​I’ve launched 2 product ideas with less than $2K each, here’s what made that possible

I’m not against raising money. I get why it makes sense for a lot of founders. But I’ve been bootstrapping physical product ideas for the last 3 years, and honestly, I like it this way.

I’ve launched two niche products so far: a modular desk organizer and a portable acupressure mat. Both had tight margins, specific audiences, and no guarantees they’d sell. Nothing huge, really. But what’s made it work (and honestly fun) is the ability to test ideas and move fast without spending a fortune.

A big part of that is Alibaba.

I use it like a prototyping partner. First, I sketch a rough design, just enough to capture the basic function or feel I want. Then I search for existing factory molds or similar SKUs. Most times, there’s something 60–80% close. I’ll message 3–5 suppliers, ask if they can tweak dimensions, change a colour, or swap materials.

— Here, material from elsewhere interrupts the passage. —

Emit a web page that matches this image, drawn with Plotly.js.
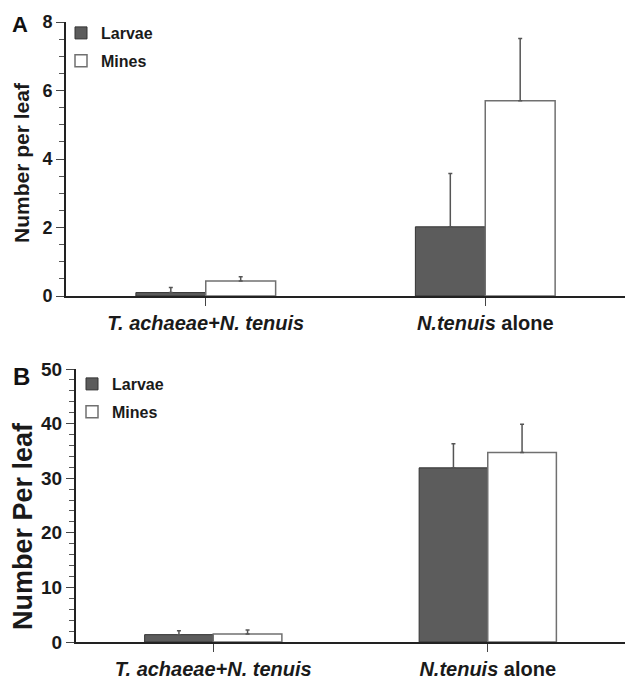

I’m about 7–10 days, I usually have a sample on the way. It cost me around 80–$100 to get it made and shipped. If I like the feel of it in my hands, I’ll place a micro-batch order, usually 200-300 units. From there, it’s to test, tweak, iterate or kill.

I’ve killed more ideas than I’ve launched. And that’s the point.

What this process saves me isn’t just massive up-front investments, it’s the mental overhead. I don’t need to romanticize every idea or convince investors it’ll be big. I just need to answer: Will people buy it once? Will they buy it again?

I know people complain about delays or communication gaps (and yeah, those exist). But for indie builders who want to validate fast and build small physical products, Alibaba is underrated as hell.

It lets me stay small and experimental, and still build stuff that exists in the real world. Not saying it’s easy, but it’s doable. And for solo founders? That freedom is everything.